DIRECTION: Copy whichever lines contain the string "Apache".

RECORDS FOR THIS TASK:
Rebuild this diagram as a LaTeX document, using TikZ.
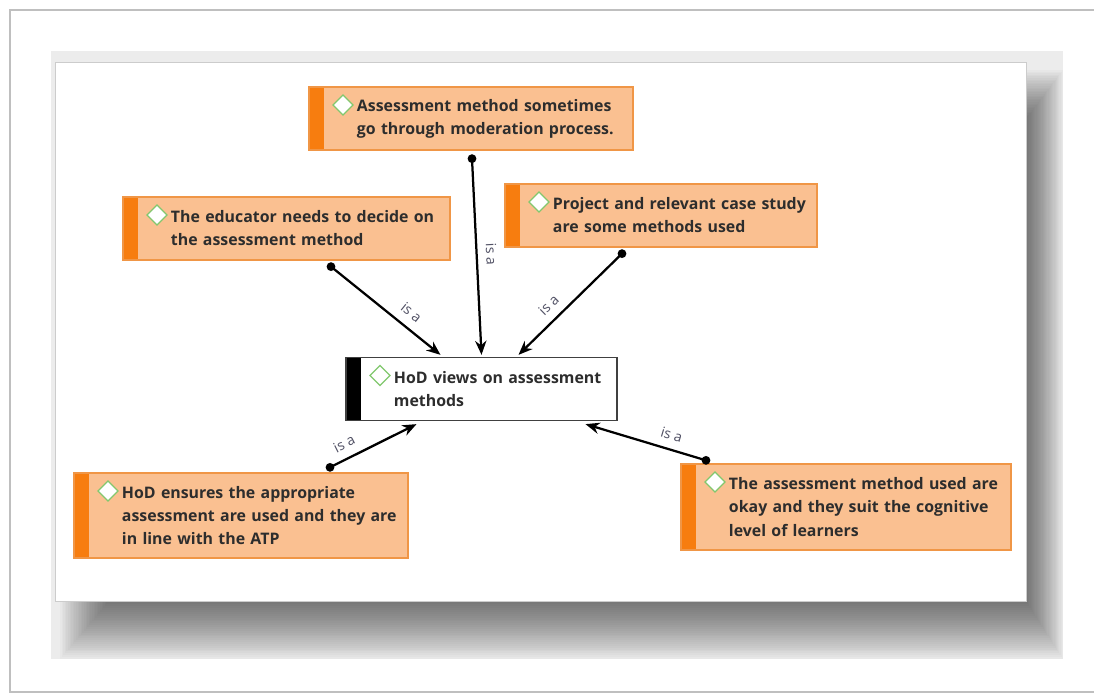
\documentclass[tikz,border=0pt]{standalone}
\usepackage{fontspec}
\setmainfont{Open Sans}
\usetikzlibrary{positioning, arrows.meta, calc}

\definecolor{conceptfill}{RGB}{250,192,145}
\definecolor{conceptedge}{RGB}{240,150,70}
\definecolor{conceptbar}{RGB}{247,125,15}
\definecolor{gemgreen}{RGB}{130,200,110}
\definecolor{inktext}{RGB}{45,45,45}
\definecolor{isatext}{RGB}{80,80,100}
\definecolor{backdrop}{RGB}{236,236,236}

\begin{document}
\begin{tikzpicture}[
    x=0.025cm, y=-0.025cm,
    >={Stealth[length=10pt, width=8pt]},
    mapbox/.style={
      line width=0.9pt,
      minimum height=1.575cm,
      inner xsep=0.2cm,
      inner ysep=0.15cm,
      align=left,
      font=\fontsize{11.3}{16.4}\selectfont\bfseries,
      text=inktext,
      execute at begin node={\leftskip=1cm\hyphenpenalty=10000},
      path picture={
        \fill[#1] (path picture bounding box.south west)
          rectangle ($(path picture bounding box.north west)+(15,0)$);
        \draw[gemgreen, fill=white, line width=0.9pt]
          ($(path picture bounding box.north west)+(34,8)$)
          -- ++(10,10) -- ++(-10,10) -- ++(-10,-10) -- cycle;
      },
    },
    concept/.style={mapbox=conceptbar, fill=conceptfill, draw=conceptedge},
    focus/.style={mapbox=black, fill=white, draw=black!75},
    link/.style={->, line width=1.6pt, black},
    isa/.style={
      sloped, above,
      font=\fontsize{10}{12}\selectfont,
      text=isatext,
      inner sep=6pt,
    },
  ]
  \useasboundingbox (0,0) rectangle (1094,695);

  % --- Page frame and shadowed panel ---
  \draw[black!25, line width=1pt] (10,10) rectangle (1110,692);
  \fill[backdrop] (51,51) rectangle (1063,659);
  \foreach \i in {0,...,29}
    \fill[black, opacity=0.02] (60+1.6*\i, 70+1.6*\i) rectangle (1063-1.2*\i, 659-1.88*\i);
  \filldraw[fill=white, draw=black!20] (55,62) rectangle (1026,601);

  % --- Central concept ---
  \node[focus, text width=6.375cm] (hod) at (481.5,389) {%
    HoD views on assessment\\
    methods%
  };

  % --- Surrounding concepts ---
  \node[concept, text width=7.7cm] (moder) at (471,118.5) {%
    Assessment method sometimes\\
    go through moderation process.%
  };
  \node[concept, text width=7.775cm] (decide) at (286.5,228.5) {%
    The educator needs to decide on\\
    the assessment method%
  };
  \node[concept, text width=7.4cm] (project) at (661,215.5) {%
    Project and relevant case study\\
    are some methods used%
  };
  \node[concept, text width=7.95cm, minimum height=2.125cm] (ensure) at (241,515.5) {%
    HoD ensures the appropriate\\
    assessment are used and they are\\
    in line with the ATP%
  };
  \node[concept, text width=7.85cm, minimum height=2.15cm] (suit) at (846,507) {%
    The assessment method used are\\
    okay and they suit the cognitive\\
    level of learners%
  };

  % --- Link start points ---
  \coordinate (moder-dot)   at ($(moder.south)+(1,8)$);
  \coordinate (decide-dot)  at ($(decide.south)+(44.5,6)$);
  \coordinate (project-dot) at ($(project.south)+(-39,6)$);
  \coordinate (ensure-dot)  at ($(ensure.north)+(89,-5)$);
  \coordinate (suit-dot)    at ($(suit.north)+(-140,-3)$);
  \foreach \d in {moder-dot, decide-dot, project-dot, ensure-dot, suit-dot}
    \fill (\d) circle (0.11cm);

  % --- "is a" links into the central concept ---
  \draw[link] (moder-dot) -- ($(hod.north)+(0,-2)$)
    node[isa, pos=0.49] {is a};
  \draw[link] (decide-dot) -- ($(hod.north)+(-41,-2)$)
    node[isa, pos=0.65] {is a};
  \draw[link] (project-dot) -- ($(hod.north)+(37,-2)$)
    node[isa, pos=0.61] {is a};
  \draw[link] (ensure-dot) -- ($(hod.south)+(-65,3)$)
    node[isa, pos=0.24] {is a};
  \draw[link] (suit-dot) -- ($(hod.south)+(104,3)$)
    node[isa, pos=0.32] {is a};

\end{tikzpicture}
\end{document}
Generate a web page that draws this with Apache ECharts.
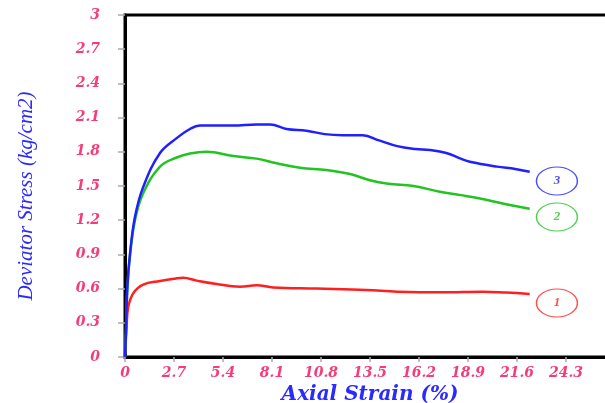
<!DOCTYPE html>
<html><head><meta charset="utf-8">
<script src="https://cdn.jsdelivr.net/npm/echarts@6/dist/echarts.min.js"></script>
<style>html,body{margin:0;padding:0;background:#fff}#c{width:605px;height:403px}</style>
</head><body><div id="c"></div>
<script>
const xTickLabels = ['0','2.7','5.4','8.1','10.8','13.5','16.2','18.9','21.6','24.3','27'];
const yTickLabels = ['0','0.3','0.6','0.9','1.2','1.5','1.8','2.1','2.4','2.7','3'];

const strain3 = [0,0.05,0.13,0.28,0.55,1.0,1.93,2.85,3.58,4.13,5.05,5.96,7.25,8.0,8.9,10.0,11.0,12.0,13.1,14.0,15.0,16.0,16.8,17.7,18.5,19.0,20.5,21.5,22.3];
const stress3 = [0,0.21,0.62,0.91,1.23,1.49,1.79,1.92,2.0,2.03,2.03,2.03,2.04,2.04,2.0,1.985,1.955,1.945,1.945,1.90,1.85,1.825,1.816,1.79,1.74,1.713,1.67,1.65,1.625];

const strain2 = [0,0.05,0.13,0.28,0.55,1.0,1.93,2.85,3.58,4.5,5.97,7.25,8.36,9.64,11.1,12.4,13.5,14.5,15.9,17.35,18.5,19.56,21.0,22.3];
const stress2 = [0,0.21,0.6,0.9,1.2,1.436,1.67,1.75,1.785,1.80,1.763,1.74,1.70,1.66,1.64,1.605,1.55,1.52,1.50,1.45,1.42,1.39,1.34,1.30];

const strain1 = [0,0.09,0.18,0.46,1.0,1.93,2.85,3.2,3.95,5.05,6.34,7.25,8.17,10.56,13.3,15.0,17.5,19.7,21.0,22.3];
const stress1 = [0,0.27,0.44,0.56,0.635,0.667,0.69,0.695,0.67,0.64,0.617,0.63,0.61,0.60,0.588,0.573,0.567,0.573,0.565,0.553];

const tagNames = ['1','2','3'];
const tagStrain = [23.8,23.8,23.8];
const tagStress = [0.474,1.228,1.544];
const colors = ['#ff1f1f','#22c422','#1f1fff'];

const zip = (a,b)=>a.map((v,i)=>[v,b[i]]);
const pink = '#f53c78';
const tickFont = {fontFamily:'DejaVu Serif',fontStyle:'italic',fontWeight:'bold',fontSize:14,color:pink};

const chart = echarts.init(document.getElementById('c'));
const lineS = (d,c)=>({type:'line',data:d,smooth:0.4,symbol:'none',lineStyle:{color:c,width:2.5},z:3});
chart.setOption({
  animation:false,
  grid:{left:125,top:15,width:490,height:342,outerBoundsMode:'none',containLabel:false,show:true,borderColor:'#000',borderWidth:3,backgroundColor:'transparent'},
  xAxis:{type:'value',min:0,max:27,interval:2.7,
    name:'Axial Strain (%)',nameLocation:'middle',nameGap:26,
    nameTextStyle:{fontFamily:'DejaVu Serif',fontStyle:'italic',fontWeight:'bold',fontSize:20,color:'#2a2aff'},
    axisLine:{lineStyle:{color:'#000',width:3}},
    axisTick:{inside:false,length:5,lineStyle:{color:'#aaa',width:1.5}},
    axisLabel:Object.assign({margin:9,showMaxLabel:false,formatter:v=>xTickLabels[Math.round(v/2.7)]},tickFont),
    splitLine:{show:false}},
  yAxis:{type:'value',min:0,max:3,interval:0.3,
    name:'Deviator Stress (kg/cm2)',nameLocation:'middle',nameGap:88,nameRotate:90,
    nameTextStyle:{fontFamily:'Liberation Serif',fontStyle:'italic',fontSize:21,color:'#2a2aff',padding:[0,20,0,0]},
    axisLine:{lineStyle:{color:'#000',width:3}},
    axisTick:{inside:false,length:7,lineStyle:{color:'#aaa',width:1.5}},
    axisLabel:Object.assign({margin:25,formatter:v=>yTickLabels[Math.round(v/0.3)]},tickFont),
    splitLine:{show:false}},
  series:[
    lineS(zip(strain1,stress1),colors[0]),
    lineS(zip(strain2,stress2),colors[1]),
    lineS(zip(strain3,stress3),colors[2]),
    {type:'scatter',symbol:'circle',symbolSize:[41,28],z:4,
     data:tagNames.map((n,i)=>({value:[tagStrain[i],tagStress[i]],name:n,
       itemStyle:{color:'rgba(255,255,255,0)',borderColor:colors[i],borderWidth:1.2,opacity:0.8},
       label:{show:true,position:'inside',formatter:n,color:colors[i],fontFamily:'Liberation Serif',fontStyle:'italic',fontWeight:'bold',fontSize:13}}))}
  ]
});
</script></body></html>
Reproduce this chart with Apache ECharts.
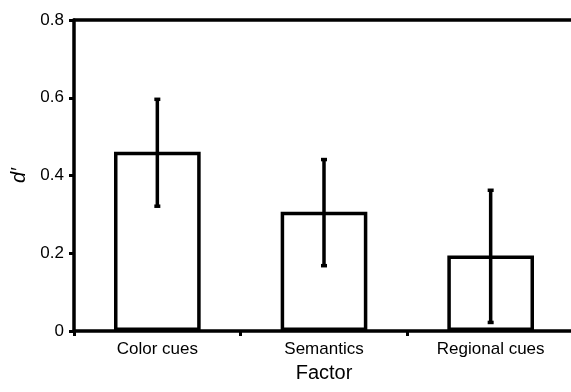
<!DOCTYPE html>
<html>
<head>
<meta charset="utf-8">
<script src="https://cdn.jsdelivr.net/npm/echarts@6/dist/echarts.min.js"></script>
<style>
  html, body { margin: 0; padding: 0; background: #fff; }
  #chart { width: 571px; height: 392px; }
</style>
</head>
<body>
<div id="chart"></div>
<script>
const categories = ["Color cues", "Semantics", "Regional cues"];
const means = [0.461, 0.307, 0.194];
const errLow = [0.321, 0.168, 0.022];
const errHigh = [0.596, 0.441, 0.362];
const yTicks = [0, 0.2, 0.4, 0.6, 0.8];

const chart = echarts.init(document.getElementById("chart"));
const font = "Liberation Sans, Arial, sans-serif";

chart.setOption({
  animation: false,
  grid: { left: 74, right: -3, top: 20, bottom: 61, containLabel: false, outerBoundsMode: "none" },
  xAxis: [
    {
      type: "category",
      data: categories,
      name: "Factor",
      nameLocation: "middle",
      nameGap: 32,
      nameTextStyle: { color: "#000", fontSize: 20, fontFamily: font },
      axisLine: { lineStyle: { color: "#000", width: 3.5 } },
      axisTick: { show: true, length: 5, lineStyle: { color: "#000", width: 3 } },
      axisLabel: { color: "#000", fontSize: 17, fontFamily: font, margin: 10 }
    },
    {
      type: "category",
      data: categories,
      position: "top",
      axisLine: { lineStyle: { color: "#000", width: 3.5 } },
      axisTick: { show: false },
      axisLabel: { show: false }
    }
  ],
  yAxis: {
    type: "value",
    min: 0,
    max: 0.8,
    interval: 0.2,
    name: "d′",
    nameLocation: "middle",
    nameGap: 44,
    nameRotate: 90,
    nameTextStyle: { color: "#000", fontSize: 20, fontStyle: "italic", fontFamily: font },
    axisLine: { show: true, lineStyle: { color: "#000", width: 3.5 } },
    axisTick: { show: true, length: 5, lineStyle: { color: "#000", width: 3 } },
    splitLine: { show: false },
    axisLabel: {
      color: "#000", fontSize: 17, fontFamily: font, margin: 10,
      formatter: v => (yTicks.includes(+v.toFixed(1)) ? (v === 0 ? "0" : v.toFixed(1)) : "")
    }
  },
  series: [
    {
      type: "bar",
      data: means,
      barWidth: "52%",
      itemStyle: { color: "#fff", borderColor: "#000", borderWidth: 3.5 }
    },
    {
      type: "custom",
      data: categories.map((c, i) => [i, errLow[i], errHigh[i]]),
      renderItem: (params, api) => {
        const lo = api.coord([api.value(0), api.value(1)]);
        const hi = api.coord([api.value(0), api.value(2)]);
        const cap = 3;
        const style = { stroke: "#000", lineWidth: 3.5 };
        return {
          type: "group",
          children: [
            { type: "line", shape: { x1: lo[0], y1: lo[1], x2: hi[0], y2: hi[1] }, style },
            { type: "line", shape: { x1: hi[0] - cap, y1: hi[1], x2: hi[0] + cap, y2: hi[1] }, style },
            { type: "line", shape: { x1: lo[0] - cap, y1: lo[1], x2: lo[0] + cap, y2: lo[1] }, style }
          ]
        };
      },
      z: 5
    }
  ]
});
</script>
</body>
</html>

TASK OUTPUT:
Generate a web page that draws this with Apache ECharts.
Reproduce this chart with Apache ECharts.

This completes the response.